We all have blind spots. Sometimes when I examine a chronic problem in my life, I have that unsettling feeling that I must be missing something, but I can't quite see what it is. We try to examine ourselves, but none of us can see our own back side (our "shadow").

That's why Socrates' method of self-examination included an essential element that became known as "Socratic" dialogue. Dialoguing with a close friend, a spouse, a skilled psychotherapist or spiritual adviser helps reveal those blind spots we cannot see by ourselves.

Our society discourages self-awareness with a weekly cycle of working and consuming that keeps us too busy to slow down for self-reflection.
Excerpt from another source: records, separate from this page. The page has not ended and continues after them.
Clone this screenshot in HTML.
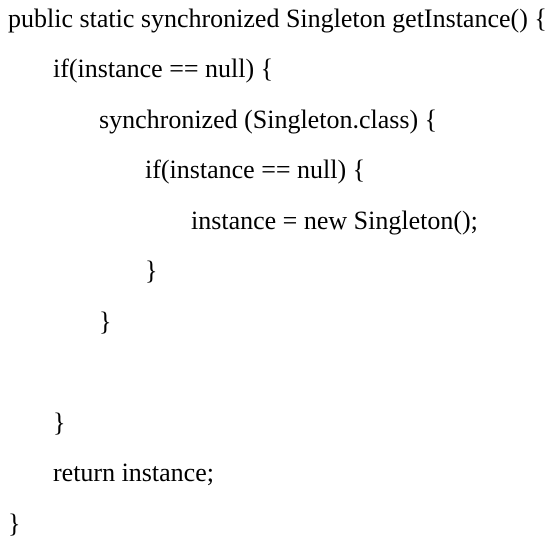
<!DOCTYPE html>
<html><head><meta charset="utf-8"><style>
html,body{margin:0;padding:0;background:#fff;}
body{width:547px;height:543px;position:relative;overflow:hidden;font-family:"Liberation Serif",serif;font-size:26px;color:#000;}
.l{position:absolute;white-space:pre;line-height:26px;}
</style></head><body>
<div class="l" style="left:8px;top:6px">public static synchronized Singleton getInstance() {</div>
<div class="l" style="left:53px;top:56px">if(instance == null) {</div>
<div class="l" style="left:99px;top:107px">synchronized (Singleton.class) {</div>
<div class="l" style="left:145px;top:157px">if(instance == null) {</div>
<div class="l" style="left:191px;top:208px">instance = new Singleton();</div>
<div class="l" style="left:145px;top:258px">}</div>
<div class="l" style="left:99px;top:309px">}</div>
<div class="l" style="left:53px;top:410px">}</div>
<div class="l" style="left:53px;top:460px">return instance;</div>
<div class="l" style="left:8px;top:511px">}</div>
</body></html>
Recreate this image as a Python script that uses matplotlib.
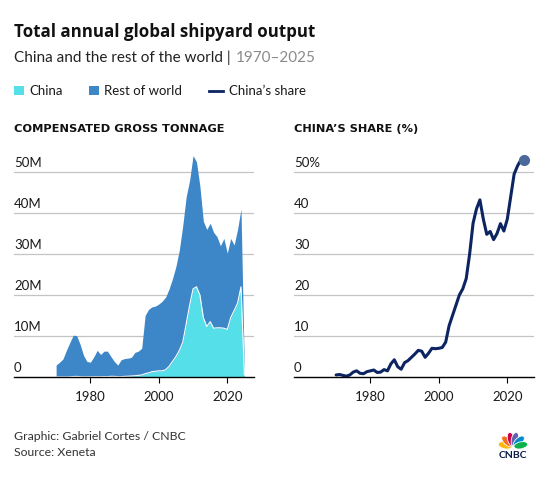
import matplotlib
matplotlib.use('Agg')
import matplotlib.pyplot as plt
from matplotlib.patches import Rectangle, Ellipse
from matplotlib import transforms
import numpy as np

# annual data, 1970-2025
years = list(range(1970, 2026))

# total compensated gross tonnage, millions
total_gt = [2.9, 3.6, 4.4, 6.5, 8.4, 10.2, 10.1, 8.0, 5.3, 3.8,
            3.6, 4.9, 6.5, 5.5, 6.3, 6.3, 5.0, 3.8, 2.9, 4.2,
            4.5, 4.6, 4.8, 6.0, 6.3, 7.0, 15.0, 16.5, 17.1, 17.3,
            17.8, 18.5, 19.5, 21.5, 24.0, 27.0, 31.0, 37.0, 44.0, 48.0,
            54.0, 52.5, 46.5, 38.0, 36.0, 37.5, 35.3, 34.2, 32.0, 33.8,
            30.2, 33.8, 32.2, 36.0, 41.0, 1.0]

# China's part, millions
china_gt = [0.01, 0.02, 0.02, 0.01, 0.04, 0.12, 0.15, 0.07, 0.04, 0.05,
            0.05, 0.08, 0.07, 0.07, 0.11, 0.09, 0.16, 0.16, 0.07, 0.08,
            0.16, 0.18, 0.25, 0.3, 0.4, 0.5, 0.8, 1.0, 1.3, 1.4,
            1.5, 1.5, 1.8, 2.6, 3.8, 5.0, 6.5, 8.5, 13.0, 17.5,
            21.5, 22.0, 20.0, 14.5, 12.3, 13.5, 11.9, 12.0, 12.0, 11.9,
            11.6, 14.5, 16.2, 18.0, 22.0, 0.5]

# China's share, %
china_share = [0.5, 0.6, 0.4, 0.2, 0.5, 1.2, 1.5, 0.9, 0.8, 1.3,
               1.5, 1.7, 1.1, 1.2, 1.8, 1.5, 3.2, 4.2, 2.5, 1.9,
               3.5, 4.0, 4.8, 5.6, 6.5, 6.3, 4.8, 5.8, 7.0, 6.9,
               7.0, 7.2, 8.5, 12.5, 15.0, 17.5, 20.0, 21.5, 24.0, 30.0,
               37.5, 41.0, 43.2, 38.5, 34.8, 35.5, 33.5, 35.0, 37.4, 35.6,
               38.5, 44.0, 49.5, 51.5, 53.0, 53.0]

gt_ticks = [0, 10, 20, 30, 40, 50]
gt_labels = ['0', '10M', '20M', '30M', '40M', '50M']
share_labels = ['0', '10', '20', '30', '40', '50%']
year_ticks = [1980, 2000, 2020]

CHINA_C = '#55dfe8'
ROW_C = '#3d87c8'
LINE_C = '#0c2461'
GRID_C = '#c4c4c4'
TXT_C = '#1a1a1a'
BOLD_FONT = ['Open Sans', 'DejaVu Sans']

plt.rcParams['font.family'] = ['Lato', 'DejaVu Sans']

W, H = 560, 482
fig = plt.figure(figsize=(W / 100, H / 100), dpi=100)

# overlay in pixel coordinates for titles, legend, footer
ov = fig.add_axes([0, 0, 1, 1])
ov.set_xlim(0, W)
ov.set_ylim(H, 0)
ov.axis('off')


def px_axes(x0, x1, ytop, ybot):
    return fig.add_axes([x0 / W, 1 - ybot / H, (x1 - x0) / W, (ybot - ytop) / H])


def style(ax, labels):
    ax.set_xlim(1957.7, 2027.8)
    ax.set_ylim(0, 55)
    ax.patch.set_alpha(0)
    for s in ['left', 'right', 'top']:
        ax.spines[s].set_visible(False)
    ax.spines['bottom'].set_color('black')
    ax.spines['bottom'].set_linewidth(1.0)
    ax.spines['bottom'].set_zorder(6)
    ax.set_yticks([])
    ax.set_xticks(year_ticks)
    ax.tick_params(axis='x', direction='out', length=4, width=0.8,
                   color='black', labelsize=9.5, labelcolor=TXT_C, pad=6)
    for v in gt_ticks[1:]:
        ax.axhline(v, color=GRID_C, lw=0.9, zorder=0)
    tr = transforms.offset_copy(ax.get_yaxis_transform(), fig=fig, x=0, y=5, units='dots')
    for v, lab in zip(gt_ticks, labels):
        ax.text(0, v, lab, transform=tr, ha='left', va='baseline',
                fontsize=9.5, color=TXT_C, zorder=1)


ax1 = px_axes(14, 254, 377 - 55 * 4.1, 377)
style(ax1, gt_labels)
ax1.fill_between(years, 0, total_gt, color=ROW_C, lw=0, zorder=2)
ax1.fill_between(years, 0, china_gt, color=CHINA_C, lw=0, zorder=3)
ax1.plot(years, china_gt, color='white', lw=0.8, zorder=4)

ax2 = px_axes(294, 534, 377 - 55 * 4.1, 377)
style(ax2, share_labels)
ax2.plot(years, china_share, color=LINE_C, lw=2.2, zorder=4,
         solid_capstyle='round', solid_joinstyle='round')
ax2.plot(years[-1], china_share[-1], 'o', ms=7, color='#4a6a9c', zorder=5)

# titles
ov.text(14, 37, 'Total annual global shipyard output', fontsize=12.2,
        fontweight='bold', family=BOLD_FONT, color='#111111', va='baseline')
sub = ov.text(14, 62.3, 'China and the rest of the world |', fontsize=11,
              color='#222222', va='baseline')
fig.canvas.draw()
bb = sub.get_window_extent()
ov.text(bb.x1 + 5, 62.3, '1970\u20132025', fontsize=11, color='#8a8a8a', va='baseline')

# legend
ov.add_patch(Rectangle((14, 86), 10, 9, color=CHINA_C, lw=0))
ov.text(29.3, 95, 'China', fontsize=9.5, color=TXT_C, va='baseline')
ov.add_patch(Rectangle((89.3, 86), 10, 9, color=ROW_C, lw=0))
ov.text(104.3, 95, 'Rest of world', fontsize=9.5, color=TXT_C, va='baseline')
ov.plot([209.3, 223.3], [90.7, 90.7], color=LINE_C, lw=2)
ov.text(229.3, 95, 'China\u2019s share', fontsize=9.5, color=TXT_C, va='baseline')

# panel headings (wide caps)
HEAD_FONT = ['DejaVu Sans']
ov.text(14, 131.7, 'COMPENSATED GROSS TONNAGE', fontsize=8.2, fontweight='bold',
        family=HEAD_FONT, color='#111111', va='baseline')
ov.text(294, 131.7, 'CHINA\u2019S SHARE (%)', fontsize=8.2, fontweight='bold',
        family=HEAD_FONT, color='#111111', va='baseline')

# footer
ov.text(13.5, 440, 'Graphic: Gabriel Cortes / CNBC', fontsize=8.8, color='#333333', va='baseline')
ov.text(13.5, 456, 'Source: Xeneta', fontsize=8.8, color='#333333', va='baseline')

# CNBC peacock
feathers = [('#fcb711', 168), ('#f37021', 136), ('#cc004c', 104),
            ('#6460aa', 76), ('#0089d0', 44), ('#0db14b', 12)]
bx, by = 513, 447
for col, ang in feathers:
    a = np.radians(ang)
    cx, cy = bx + 8 * np.cos(a), by - 8 * np.sin(a)
    ov.add_patch(Ellipse((cx, cy), 14, 7, angle=-ang, fc=col, ec='white', lw=0.6))
ov.text(bx, 458, 'CNBC', fontsize=7.5, fontweight='bold', color='#0b1c46',
        ha='center', va='baseline')

fig.savefig('out.png', dpi=100)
Consumer capitalism's game plan prefers an unaware and vaguely dissatisfied populace that tries to fill the emptiness inside with shiny new products.

It's a radical act to stop and contemplate your life. But according to Socrates, it's the only game that really matters.

3 comments:

Roger D. Curry said...

You were more than that, Doreen - you were, and are, sage and healer.

R

Jilly said...

"I don't have any magic for them... "

You know, I say this often when working with my special ed kids at school. I don't have a wand to wave and viola they're "all better" (whatever that is). In the end, it's all about hard work and fighting for something better.

it's sad, but some days, i feel so much better about any dysfunction in my life when i see what these kids put up with.